Hingga hampir satu jam terjebak hujan, kemudian setelah reda kami melanjutkan perjalanan kembali dengan diiringi teriakan “labaikkallahumma labaik, la baikka la syari ka labaik”
Sesampainya di mesjid Polban kami baru sadar bahwa kebanyakan baju kami kotor dan gamis-gamis putih itu telah berubah warna menjadi warna coklat. Seketika aku mendekati Tania “Tan sayang sekali sekarang gaun pengantinmu telah berubah warna.” Tania hanya tertawa dan berkata “gapapa teh nanti bisa bikin lagi.”

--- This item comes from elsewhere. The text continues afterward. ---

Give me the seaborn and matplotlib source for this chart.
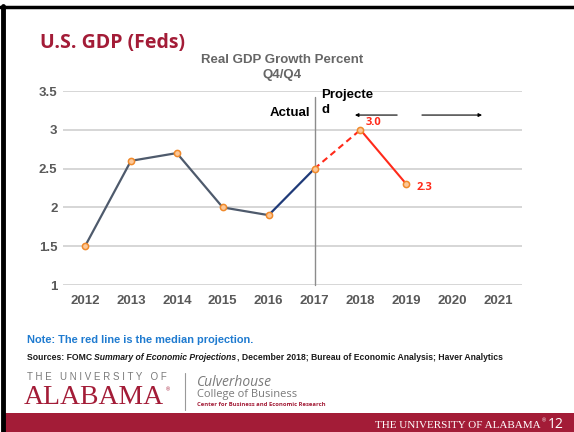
import matplotlib
matplotlib.use("Agg")
import matplotlib.pyplot as plt
import seaborn as sns
import pandas as pd
from matplotlib.lines import Line2D
from matplotlib.patches import Rectangle

# ---- data ----
years_actual = [2012, 2013, 2014, 2015, 2016, 2017]
gdp_actual = [1.5, 2.6, 2.7, 2.0, 1.9, 2.5]
years_proj = [2017, 2018, 2019]
gdp_proj = [2.5, 3.0, 2.3]
x_ticks = [2012, 2013, 2014, 2015, 2016, 2017, 2018, 2019, 2020, 2021]
y_ticks = [1, 1.5, 2, 2.5, 3, 3.5]
y_tick_labels = ["1", "1.5", "2", "2.5", "3", "3.5"]

sns.set_style("white")
plt.rcParams['font.family'] = ['Liberation Sans', 'DejaVu Sans']

W, H = 574, 432
fig = plt.figure(figsize=(W / 100, H / 100), dpi=100)
fig.patch.set_facecolor("white")

def fx(x):
    return x / W

def fy(y):
    return 1 - y / H

# ---- axes ----
ax = fig.add_axes([fx(63), fy(285), fx(522) - fx(63), fy(91) - fy(285)])
ax.set_facecolor("white")

df_a = pd.DataFrame({"year": years_actual, "gdp": gdp_actual})
df_p = pd.DataFrame({"year": years_proj, "gdp": gdp_proj})

slate = "#4e5a6c"
navy = "#1f3a78"
red = "#ff2a1a"

sns.lineplot(data=df_a.iloc[:5], x="year", y="gdp", ax=ax, color=slate, lw=1.6, zorder=3)
sns.lineplot(data=df_a.iloc[4:6], x="year", y="gdp", ax=ax, color=navy, lw=1.6, zorder=3)
sns.lineplot(data=df_p.iloc[:2], x="year", y="gdp", ax=ax, color=red, lw=1.5,
             linestyle=(0, (3, 2)), zorder=3)
sns.lineplot(data=df_p.iloc[1:3], x="year", y="gdp", ax=ax, color=red, lw=1.5, zorder=3)

pts = pd.concat([df_a, df_p.iloc[1:]], ignore_index=True)
sns.scatterplot(data=pts, x="year", y="gdp", ax=ax, s=20, marker="o",
                facecolor="#fcc898", edgecolor="#f08a2c", linewidth=1.1, zorder=4)

ax.set_xlim(2011.52, 2021.52)
ax.set_ylim(1, 3.5)
ax.set_xticks(x_ticks)
ax.set_xticklabels([str(t) for t in x_ticks])
ax.set_yticks(y_ticks)
ax.set_yticklabels(y_tick_labels)
ax.set_xlabel("")
ax.set_ylabel("")
for s in ax.spines.values():
    s.set_visible(False)
ax.grid(axis="y", color="#cccccc", lw=1.1)
ax.grid(axis="x", visible=False)
ax.tick_params(axis="both", length=0, labelcolor="#595959", labelsize=9.5)
ax.tick_params(axis="x", pad=7)
ax.tick_params(axis="y", pad=4)
for lab in ax.get_xticklabels() + ax.get_yticklabels():
    lab.set_fontweight("bold")

# vertical divider
ax.plot([2017, 2017], [1, 3.42], color="#8c8c8c", lw=1, clip_on=False, zorder=2)

# annotations
ax.text(2016.9, 3.22, "Actual", ha="right", va="center", fontsize=9.5,
        fontweight="bold", color="black")
ax.text(2017.15, 3.35, "Projecte\nd", ha="left", va="center", fontsize=9.5,
        fontweight="bold", color="black", linespacing=1.3, clip_on=False)
ax.annotate("", xy=(2017.88, 3.19), xytext=(2018.8, 3.19),
            arrowprops=dict(arrowstyle="-|>", color="black", lw=0.8,
                            mutation_scale=5, shrinkA=0, shrinkB=0))
ax.annotate("", xy=(2020.65, 3.19), xytext=(2019.34, 3.19),
            arrowprops=dict(arrowstyle="-|>", color="black", lw=0.8,
                            mutation_scale=5, shrinkA=0, shrinkB=0))
ax.text(2018.12, 3.09, f"{gdp_proj[1]:.1f}", ha="left", va="center", fontsize=8,
        fontweight="bold", color=red, family="Open Sans")
ax.text(2019.22, 2.26, f"{gdp_proj[2]:.1f}", ha="left", va="center", fontsize=8,
        fontweight="bold", color=red, family="Open Sans")

# ---- slide furniture ----
fig.text(fx(40), fy(43), "U.S. GDP (Feds)", ha="left", va="center", fontsize=14,
         fontweight="bold", color="#a31c37", family="Open Sans")
fig.text(fx(282), fy(67.5), "Real GDP Growth Percent\nQ4/Q4", ha="center", va="center",
         fontsize=9.5, fontweight="bold", color="#666666", linespacing=1.25)

fig.text(fx(27), fy(340), "Note: The red line is the median projection.", ha="left",
         va="center", fontsize=7.9, fontweight="bold", color="#1f7bd0")

# sources line with italic part
renderer = fig.canvas.get_renderer()
parts = [("Sources: FOMC ", "normal"), ("Summary of Economic Projections", "italic"),
         (", December 2018; Bureau of Economic Analysis; Haver Analytics", "normal")]
xpos = fx(27)
for txt, style in parts:
    t = fig.text(xpos, fy(357), txt, ha="left", va="center", fontsize=6.25,
                 fontweight="bold", fontstyle=style, color="#1a1a1a")
    bb = t.get_window_extent(renderer=renderer)
    xpos = bb.x1 / fig.bbox.width

# logo
fig.text(fx(27), fy(377), "T H E   U N I V E R S I T Y   O F", ha="left", va="center",
         fontsize=7, color="#7a7a7a")
fig.text(fx(24), fy(398), "ALABAMA", ha="left", va="center", fontsize=20,
         color="#a31c37", family="Liberation Serif")
fig.text(fx(166), fy(390), "®", ha="left", va="center", fontsize=4, color="#a31c37")
fig.add_artist(Line2D([fx(185), fx(185)], [fy(373), fy(410)], color="#999999", lw=0.8))
fig.text(fx(197), fy(382), "Culverhouse", ha="left", va="center", fontsize=10,
         fontstyle="italic", color="#7a7a7a", family="Open Sans")
fig.text(fx(197), fy(394), "College of Business", ha="left", va="center", fontsize=8,
         color="#7a7a7a", family="Open Sans")
fig.text(fx(197), fy(405), "Center for Business and Economic Research", ha="left",
         va="center", fontsize=4.2, fontweight="bold", color="#a31c37", family="Open Sans")

# bottom band
fig.add_artist(Rectangle((fx(5), 0), 1 - fx(5), fy(413), transform=fig.transFigure,
                         facecolor="#a31c37", edgecolor="none"))
fig.text(fx(541), fy(425), "THE UNIVERSITY OF ALABAMA", ha="right", va="center",
         fontsize=8, color="white", family="Liberation Serif")
fig.text(fx(542), fy(421), "®", ha="left", va="center", fontsize=4, color="white")
fig.text(fx(564), fy(424), "12", ha="right", va="center", fontsize=10,
         color="white", family="Open Sans")

# border
fig.add_artist(Line2D([0, 1], [fy(7), fy(7)], color="black", lw=2.5))
fig.add_artist(Line2D([fx(2.5), fx(2.5)], [0, fy(6)], color="black", lw=3.5))

fig.savefig("out.png", dpi=100, facecolor="white")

Cerita manasik dengan baju pengantin yang tak lagi baru dan bersih menjadi moment MOVE ON untuk Tania. Air hujan yang menetes bersama lumpur-lumpur yang menempel dibajunya adalah tanda tertutupnya segala kesedihan yang menyelimuti hatinya. Maka esok hari setelah baju itu putih kembali adalah tanda bahwa hatinya pun telah kembali kosong (bersih) dari bayang-banyang seseorang yang tak jadi pendamping hidupnya.


Keep Moving Forward ya Tan!!
*Dari Tania aku belajar, bahwa kebanyakan wanita memiliki jiwa VISIONER. Bahkan sebelum tanggal pernikahan ditentukan kita sudah berusaha menyiapkan semuany jauh-jauh hari.So, wahai para lelaki jangan kecewakan calon makmum kalian.